Nestlé, the world’s largest food and beverage firm, announced this week that it would increase prices on goods due to inflation.
Last month, consumer prices increased 5.4 percent in June from a year earlier, the biggest monthly gain since 2008.
Although Schneider echoed the Federal Reserve in saying he believes the inflation will be “transitory,” the firm will have to raise prices by about 2 percent to offset cost increases of 4 percent.
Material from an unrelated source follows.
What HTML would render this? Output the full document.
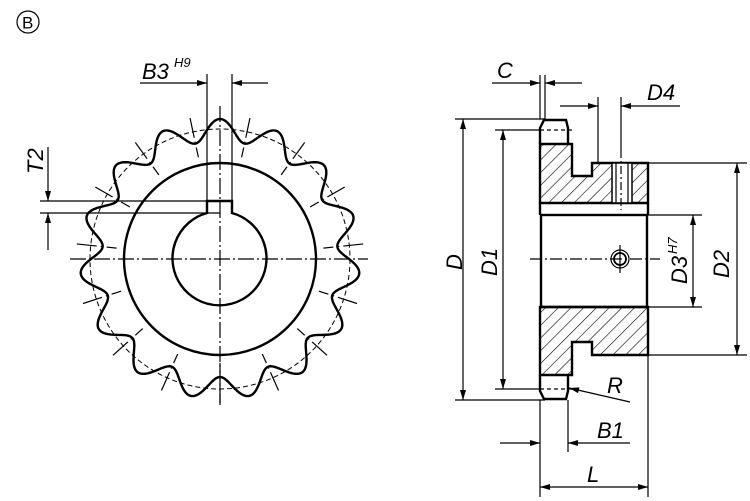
<!DOCTYPE html>
<html><head><style>
html,body{margin:0;padding:0;background:#fff}
svg{display:block}
text{font-family:"Liberation Sans",sans-serif;font-style:italic;fill:#000}
line{stroke-width:1.2}
</style></head><body>
<svg width="750" height="501" viewBox="0 0 750 501" xmlns="http://www.w3.org/2000/svg">
<defs>
<pattern id="h" patternUnits="userSpaceOnUse" width="9" height="9" patternTransform="rotate(45)">
<line x1="0" y1="0" x2="0" y2="9" stroke="#000" stroke-width="1.2"/>
</pattern>
<marker id="a" viewBox="0 0 10 6" refX="10" refY="3" markerWidth="11" markerHeight="6" orient="auto-start-reverse" markerUnits="userSpaceOnUse"><path d="M0,0L10,3L0,6z"/></marker>
</defs>
<circle cx="28" cy="22" r="11" fill="none" stroke="#000" stroke-width="1.2"/>
<text x="22" y="28.5" font-size="17" style="font-style:normal">B</text>

<g id="gear" fill="none" stroke="#000"></g>
<circle cx="220" cy="259" r="130" fill="none" stroke="#000" stroke-width="1" stroke-dasharray="5,3"/>
<circle cx="220" cy="259" r="96" fill="none" stroke="#000" stroke-width="2.4"/>
<path d="M207,201 H232 V213 A47,47 0 1 1 207,213 Z" fill="none" stroke="#000" stroke-width="2.4"/>
<line x1="70" y1="259" x2="368" y2="259" stroke="#000" stroke-width="1" stroke-dasharray="16,3,2,3"/>
<line x1="220" y1="106" x2="220" y2="405" stroke="#000" stroke-width="1" stroke-dasharray="16,3,2,3"/>
<line x1="207" y1="74" x2="207" y2="201" stroke="#000"/>
<line x1="232" y1="74" x2="232" y2="201" stroke="#000"/>
<line x1="140" y1="83" x2="207" y2="83" stroke="#000" marker-end="url(#a)"/>
<line x1="268" y1="83" x2="232" y2="83" stroke="#000" marker-end="url(#a)"/>
<text x="142" y="79" font-size="22">B3</text><text x="174" y="67" font-size="13">H9</text>
<line x1="40" y1="201" x2="220" y2="201" stroke="#000"/>
<line x1="40" y1="213" x2="220" y2="213" stroke="#000"/>
<line x1="48" y1="147" x2="48" y2="201" stroke="#000" marker-end="url(#a)"/>
<line x1="48" y1="250" x2="48" y2="213" stroke="#000" marker-end="url(#a)"/>
<text transform="translate(43,174) rotate(-90)" font-size="22">T2</text>

<path d="M540,144 H572 V176 H592 V163 H648 V203 H540 Z" fill="url(#h)" stroke="#000" stroke-width="2.4"/>
<path d="M540,307 H648 V355 H592 V342 H572 V375 H540 Z" fill="url(#h)" stroke="#000" stroke-width="2.4"/>
<rect x="612" y="163" width="20" height="40" fill="#fff" stroke="#000" stroke-width="1.5"/>
<line x1="616" y1="163" x2="616" y2="203" stroke="#000"/><line x1="628" y1="163" x2="628" y2="203" stroke="#000"/>
<line x1="621" y1="150" x2="621" y2="210" stroke="#000" stroke-width="1" stroke-dasharray="8,3,2,3"/>
<path d="M540,203 V215 M648,203 V215" stroke="#000" stroke-width="2.4"/>
<rect x="541" y="215" width="106" height="92" fill="none" stroke="#000" stroke-width="2.4"/>
<path d="M540,144 V128 L544,120 H566 L568,128 V144" fill="none" stroke="#000" stroke-width="2.4"/>
<path d="M540,375 V391 L544,399 H566 L568,391 V375" fill="none" stroke="#000" stroke-width="2.4"/>
<line x1="540" y1="130" x2="572" y2="130" stroke="#000" stroke-dasharray="4,3"/>
<line x1="540" y1="389" x2="572" y2="389" stroke="#000" stroke-dasharray="4,3"/>
<line x1="530" y1="259" x2="660" y2="259" stroke="#000" stroke-width="1" stroke-dasharray="12,3,2,3"/>
<circle cx="620" cy="259" r="9" fill="none" stroke="#000" stroke-width="1.2"/>
<circle cx="620" cy="259" r="6" fill="none" stroke="#000" stroke-width="1.8"/>
<line x1="620" y1="245" x2="620" y2="273" stroke="#000" stroke-width="1"/>
<line x1="455" y1="119" x2="545" y2="119" stroke="#000"/>
<line x1="455" y1="400" x2="545" y2="400" stroke="#000"/>
<line x1="463" y1="260" x2="463" y2="119" stroke="#000" marker-end="url(#a)"/>
<line x1="463" y1="260" x2="463" y2="400" stroke="#000" marker-end="url(#a)"/>
<text transform="translate(462,270) rotate(-90)" font-size="22">D</text>
<line x1="495" y1="130" x2="540" y2="130" stroke="#000"/>
<line x1="495" y1="389" x2="540" y2="389" stroke="#000"/>
<line x1="503" y1="250" x2="503" y2="130" stroke="#000" marker-end="url(#a)"/>
<line x1="503" y1="250" x2="503" y2="389" stroke="#000" marker-end="url(#a)"/>
<text transform="translate(497,276) rotate(-90)" font-size="22">D1</text>
<line x1="648" y1="163" x2="747" y2="163" stroke="#000"/>
<line x1="648" y1="355" x2="747" y2="355" stroke="#000"/>
<line x1="737" y1="250" x2="737" y2="163" stroke="#000" marker-end="url(#a)"/>
<line x1="737" y1="250" x2="737" y2="355" stroke="#000" marker-end="url(#a)"/>
<text transform="translate(729,278) rotate(-90)" font-size="22">D2</text>
<line x1="648" y1="215" x2="702" y2="215" stroke="#000"/>
<line x1="648" y1="307" x2="702" y2="307" stroke="#000"/>
<line x1="693" y1="260" x2="693" y2="215" stroke="#000" marker-end="url(#a)"/>
<line x1="693" y1="260" x2="693" y2="307" stroke="#000" marker-end="url(#a)"/>
<text transform="translate(687,284) rotate(-90)" font-size="22">D3</text>
<text transform="translate(677,254) rotate(-90)" font-size="13">H7</text>
<line x1="540" y1="75" x2="540" y2="119" stroke="#000"/>
<line x1="545" y1="75" x2="545" y2="119" stroke="#000"/>
<line x1="492" y1="83" x2="540" y2="83" stroke="#000" marker-end="url(#a)"/>
<line x1="582" y1="83" x2="545" y2="83" stroke="#000" marker-end="url(#a)"/>
<text x="497" y="78" font-size="22">C</text>
<line x1="598" y1="97" x2="598" y2="163" stroke="#000"/>
<line x1="621" y1="97" x2="621" y2="150" stroke="#000"/>
<line x1="560" y1="106" x2="598" y2="106" stroke="#000" marker-end="url(#a)"/>
<line x1="680" y1="106" x2="621" y2="106" stroke="#000" marker-end="url(#a)"/>
<text x="647" y="100" font-size="22">D4</text>
<line x1="630" y1="402" x2="569" y2="388" stroke="#000" marker-end="url(#a)"/>
<text x="607" y="393" font-size="22">R</text>
<line x1="540" y1="400" x2="540" y2="497" stroke="#000"/>
<line x1="568" y1="400" x2="568" y2="452" stroke="#000"/>
<line x1="648" y1="355" x2="648" y2="497" stroke="#000"/>
<line x1="500" y1="443" x2="540" y2="443" stroke="#000" marker-end="url(#a)"/>
<line x1="630" y1="443" x2="568" y2="443" stroke="#000" marker-end="url(#a)"/>
<text x="597" y="438" font-size="22">B1</text>
<line x1="594" y1="487" x2="540" y2="487" stroke="#000" marker-end="url(#a)"/>
<line x1="594" y1="487" x2="648" y2="487" stroke="#000" marker-end="url(#a)"/>
<text x="587" y="482" font-size="22">L</text>
</svg>
<script>
(function(){
var g=document.getElementById('gear'),cx=220,cy=259,n=15,d='',ns='http://www.w3.org/2000/svg';
for(var i=0;i<=900;i++){var t=i/900*2*Math.PI-Math.PI/2;var c=Math.cos(n*(t+Math.PI/2));
var r=129+11*c;
var x=cx+r*Math.cos(t),y=cy+r*Math.sin(t);d+=(i?'L':'M')+x.toFixed(2)+','+y.toFixed(2);}
var p=document.createElementNS(ns,'path');p.setAttribute('d',d+'Z');p.setAttribute('stroke-width','2.4');g.appendChild(p);
for(var k=0;k<n;k++){var t=(k+0.5)/n*2*Math.PI-Math.PI/2;
var l=document.createElementNS(ns,'line');
l.setAttribute('x1',cx+104*Math.cos(t));l.setAttribute('y1',cy+104*Math.sin(t));
l.setAttribute('x2',cx+146*Math.cos(t));l.setAttribute('y2',cy+146*Math.sin(t));
l.setAttribute('stroke-width','1');l.setAttribute('stroke-dasharray','10,4,2,4,20');g.appendChild(l);}
})();
</script>
</body></html>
Nestle hiked prices by 1.3 percent during the first half of 2021.
“We’re in a period now, which started last year with the onset of the pandemic, and which will probably last another year or so,“ he added, ”where you will have pretty strong gyrations from one quarter to another on top line, gross margin and bottom line ... this will not be your normal year-over-year, steady comparison situation.”
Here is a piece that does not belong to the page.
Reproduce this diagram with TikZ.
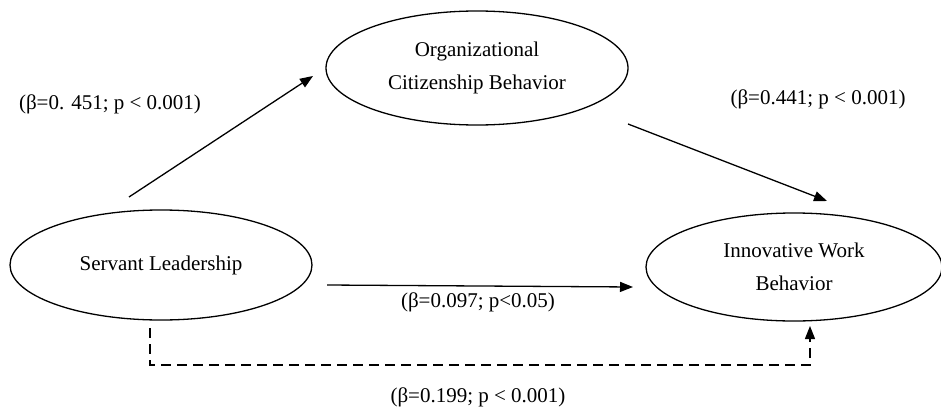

Nestlé owns a number of brands worldwide and in the United States, including Toll House, Nescafé, Cheerios, DiGiorno, Hot Pockets, Dreyer’s, and hundreds more.
Earlier this week, Federal Reserve chair Jerome Powell said U.S. economic recovery is on track despite a rise in COVID-19 “Delta” infections.
“It seems like we have learned to handle this,” with progressively less economic disruption, Powell said, even as he acknowledged a fresh outbreak might to some degree slow the return of workers to the labor market or disrupt planned school reopenings in the fall.